At our peak, a stunning 45% of the homes offered for sale in Berkeley received more than five offers. That number has since dropped to 22% for August. Unsurprisingly, the most active listings were on the lower to mid-range for the area (in Berkeley the average list price to receive the highest number of offers was $759k).
How much did these bidding wars help the Sellers? Average overbid on my Berkeley sample was a whopping $223k over list price. I expect the number of bidding wars will continue to decline as the market stabilizes.
Now that our property markets seem to be balancing and the days of double-digit appreciation have subsided, I’ve had many conversations with investors over what the medium-term outlook for the Bay Area could be.
The obvious factors are all in play; interest rates, demographics, supply increases and rising incomes. One of the hardest to pin down is the inflow of buyers from overseas, which has been increasing mightily over the last two years.
This recent WSJ article does a good job of laying out both the attractions for migration and the scale of the potential; it quotes a recent study finding that 64% of wealthy Chinese had plans to leave and points out why:
To be sure, the departure of China’s brightest and best for study and work isn’t a fresh phenomenon. China’s communist revolution was led, after all, by intellectuals schooled in Europe. What’s new is that they are planning to leave the country in its ascendancy. More and more talented Chinese are looking at the upward trajectory of this emerging superpower and deciding, nevertheless, that they’re better off elsewhere.
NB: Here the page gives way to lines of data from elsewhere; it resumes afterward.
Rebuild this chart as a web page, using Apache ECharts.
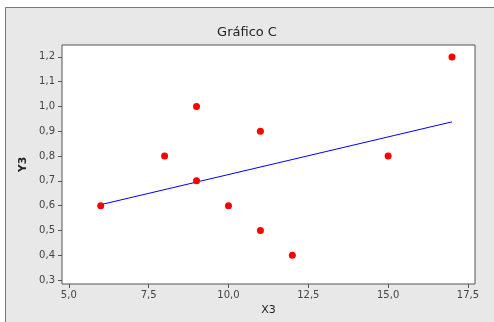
<!DOCTYPE html>
<html><head><meta charset="utf-8">
<script src="https://cdn.jsdelivr.net/npm/echarts@6/dist/echarts.min.js"></script>
<style>html,body{margin:0;padding:0;background:#fff;overflow:hidden}#c{width:494px;height:322px}</style>
</head><body><div id="c"></div>
<script>
const xValues = [6, 8, 9, 9, 10, 11, 11, 12, 15, 17];
const yValues = [0.6, 0.8, 1.0, 0.7, 0.6, 0.9, 0.5, 0.4, 0.8, 1.2];
const fitX = [6, 17];
const fitY = [0.604, 0.938];
const xTicks = [5.0, 7.5, 10.0, 12.5, 15.0, 17.5];
const yTicks = [0.3, 0.4, 0.5, 0.6, 0.7, 0.8, 0.9, 1.0, 1.1, 1.2];

const fmt = v => Number(v).toFixed(1).replace('.', ',');
const chart = echarts.init(document.getElementById('c'), null, {renderer: 'canvas'});
const font = 'DejaVu Sans';
chart.setOption({
  animation: false,
  backgroundColor: '#fff',
  graphic: [
    {type: 'rect', z: -10, silent: true,
     shape: {x: 5, y: 7, width: 520, height: 340},
     style: {fill: '#e8e8e8'}},
    {type: 'polyline', z: -9, silent: true,
     shape: {points: [[5.5, 340], [5.5, 7.5], [520, 7.5]]},
     style: {stroke: '#777', lineWidth: 1, fill: null}}
  ],
  title: {
    text: 'Gráfico C', left: 'center', top: 21,
    textStyle: {fontFamily: font, fontSize: 13, fontWeight: 'normal', color: '#222'}
  },
  grid: {left: 62, top: 45, right: 19, bottom: 38, show: true,
    backgroundColor: '#fff', borderColor: '#555', borderWidth: 1},
  xAxis: {
    type: 'value', min: 4.787, max: 17.72,
    name: 'X3', nameLocation: 'middle', nameGap: 19,
    nameTextStyle: {fontFamily: font, fontSize: 11, color: '#222'},
    axisLine: {show: false},
    splitLine: {show: false},
    axisTick: {show: true, length: 4, inside: false, customValues: xTicks, lineStyle: {color: '#555'}},
    axisLabel: {customValues: xTicks, formatter: fmt, margin: 6,
      fontFamily: font, fontSize: 10, color: '#444'}
  },
  yAxis: {
    type: 'value', min: 0.284, max: 1.248,
    name: 'Y3', nameLocation: 'middle', nameGap: 27, nameRotate: 90,
    nameTextStyle: {fontFamily: font, fontSize: 11, color: '#222', fontWeight: 'bold'},
    axisLine: {show: false},
    splitLine: {show: false},
    axisTick: {show: true, length: 4, inside: false, customValues: yTicks, lineStyle: {color: '#555'}},
    axisLabel: {customValues: yTicks, formatter: fmt, margin: 7,
      fontFamily: font, fontSize: 10, color: '#444'}
  },
  series: [
    {
      type: 'line', data: fitX.map((x, i) => [x, fitY[i]]),
      showSymbol: false, symbol: 'none',
      lineStyle: {color: '#0000ff', width: 1}, z: 2
    },
    {
      type: 'scatter', data: xValues.map((x, i) => [x, yValues[i]]),
      symbol: 'circle', symbolSize: 7,
      itemStyle: {color: '#ff0000', opacity: 1}, z: 3,
      emphasis: {disabled: true}
    }
  ]
});
</script></body></html>
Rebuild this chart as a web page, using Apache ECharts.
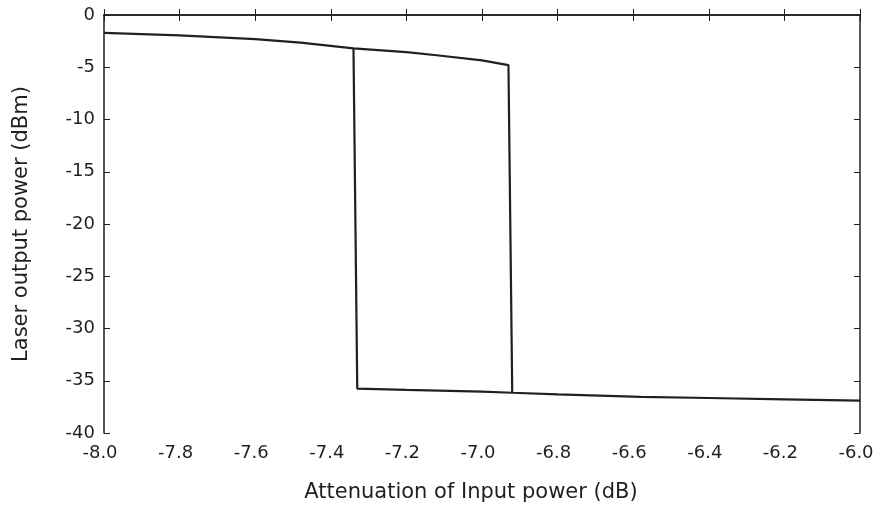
<!DOCTYPE html>
<html>
<head>
<meta charset="utf-8">
<script src="https://cdn.jsdelivr.net/npm/echarts@6/dist/echarts.min.js"></script>
<style>html,body{margin:0;padding:0;background:#fff}#c{width:875px;height:506px}</style>
</head>
<body>
<div id="c"></div>
<script>
// Forward sweep (increasing attenuation): upper branch then drop to lower branch
const forwardX = [-8.0, -7.8, -7.6, -7.48, -7.34, -7.2, -7.12, -7.0, -6.93, -6.92, -6.8, -6.58, -6.4, -6.2, -6.0];
const forwardY = [-1.72, -1.95, -2.3, -2.65, -3.2, -3.55, -3.85, -4.35, -4.8, -36.15, -36.3, -36.55, -36.65, -36.78, -36.9];
// Backward sweep: lower branch from the drop point back to the jump up
const backwardX = [-6.92, -7.0, -7.2, -7.33, -7.34];
const backwardY = [-36.15, -36.05, -35.88, -35.75, -3.2];
const xTicks = [-8.0, -7.8, -7.6, -7.4, -7.2, -7.0, -6.8, -6.6, -6.4, -6.2, -6.0];
const yTicks = [0, -5, -10, -15, -20, -25, -30, -35, -40];

const pairs = (xs, ys) => xs.map((x, i) => [x, ys[i]]);
const font = 'DejaVu Sans';
const ink = '#231f20';
const axisLine = { show: true, lineStyle: { color: ink, width: 1.5 } };
const tick = { show: true, inside: true, length: 6, lineStyle: { color: ink } };
const chart = echarts.init(document.getElementById('c'));
chart.setOption({
  animation: false,
  backgroundColor: '#fff',
  grid: { left: 104, right: 15, top: 15, bottom: 73, containLabel: false, outerBoundsMode: 'none' },
  xAxis: [{
    type: 'value', min: -8, max: -6, interval: 0.2, position: 'bottom',
    name: 'Attenuation of Input power (dB)', nameLocation: 'middle', nameGap: 49,
    nameTextStyle: { fontFamily: font, fontSize: 21, color: ink, padding: [0, 22, 0, 0] },
    axisLine: axisLine, axisTick: tick,
    axisLabel: { fontFamily: font, fontSize: 18, color: ink, margin: 11, padding: [0, 8, 0, 0],
      formatter: v => v.toFixed(1) },
    splitLine: { show: false }
  }, {
    type: 'value', min: -8, max: -6, interval: 0.2, position: 'top',
    axisLine: axisLine, axisTick: tick,
    axisLabel: { show: false }, splitLine: { show: false }
  }],
  yAxis: [{
    type: 'value', min: -40, max: 0, interval: 5, position: 'left',
    name: 'Laser output power (dBm)', nameLocation: 'middle', nameGap: 72, nameRotate: 90,
    nameTextStyle: { fontFamily: font, fontSize: 21, color: ink },
    axisLine: axisLine, axisTick: tick,
    axisLabel: { fontFamily: font, fontSize: 18, color: ink, margin: 9 },
    splitLine: { show: false }
  }, {
    type: 'value', min: -40, max: 0, interval: 5, position: 'right',
    axisLine: axisLine, axisTick: tick,
    axisLabel: { show: false }, splitLine: { show: false }
  }],
  series: [{
    type: 'line', data: pairs(forwardX, forwardY), showSymbol: false, smooth: false,
    lineStyle: { color: ink, width: 2.2 }, xAxisIndex: 0, yAxisIndex: 0
  }, {
    type: 'line', data: pairs(backwardX, backwardY), showSymbol: false, smooth: false,
    lineStyle: { color: ink, width: 2.2 }, xAxisIndex: 0, yAxisIndex: 0
  }]
});
</script>
</body>
</html>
The decision to go is often a mix of push and pull. The elite are discovering that they can buy a comfortable lifestyle at surprisingly affordable prices in places such as California and the Australian Gold Coast, while no amount of money can purchase an escape in China from the immense problems afflicting its urban society: pollution, food safety, a broken education system. The new political era of President Xi Jinping, meanwhile, has created as much anxiety as hope.
via The Great Chinese Exodus – WSJ.
That said, one ex-pat I’d been discussing this with reminded me that all of the rules regarding capital controls are still on the books in China. What remains to be seen is how quickly the PRC could begin to enforce them should they want to stem the tide.
My long-time clients who check in to see how the market is doing will remember that one of the key statistics I watch is growth in the median wage.
A recent article in the Contra Costa Times highlights how well the Bay Area is doing in this regard. While affordability will begin to dampen further price increases, as our local economy continues to outpace the rest of the nation and interest rates remain historically low, we’ll see a solid floor to our real estate market for the medium term with some upside should inflation begin to pick up – the wild card along the West Coast will be whether the inflow of money from China, India and others continue as investors abroad seek a safe haven for their capital:
Wages and benefits for private industry employees in the Bay Area are rising more quickly than in any other major metro region in the country and twice as fast as the national average, a government survey released Tuesday shows.
“It’s tech. High tech is driving this,” said Christopher Thornberg, founding partner with Beacon Economics. “The Bay Area has one of the strongest economies in the nation.”
Total compensation — measured as the combination of wages, salaries and benefits — for people working in private industry in the nine-county Bay Area rose 4.6 percent over the 12 months that ended in June, the U.S. Bureau of Labor Statistics reported.
via Bay Area wages and benefits rising twice as fast as national average – ContraCostaTimes.com.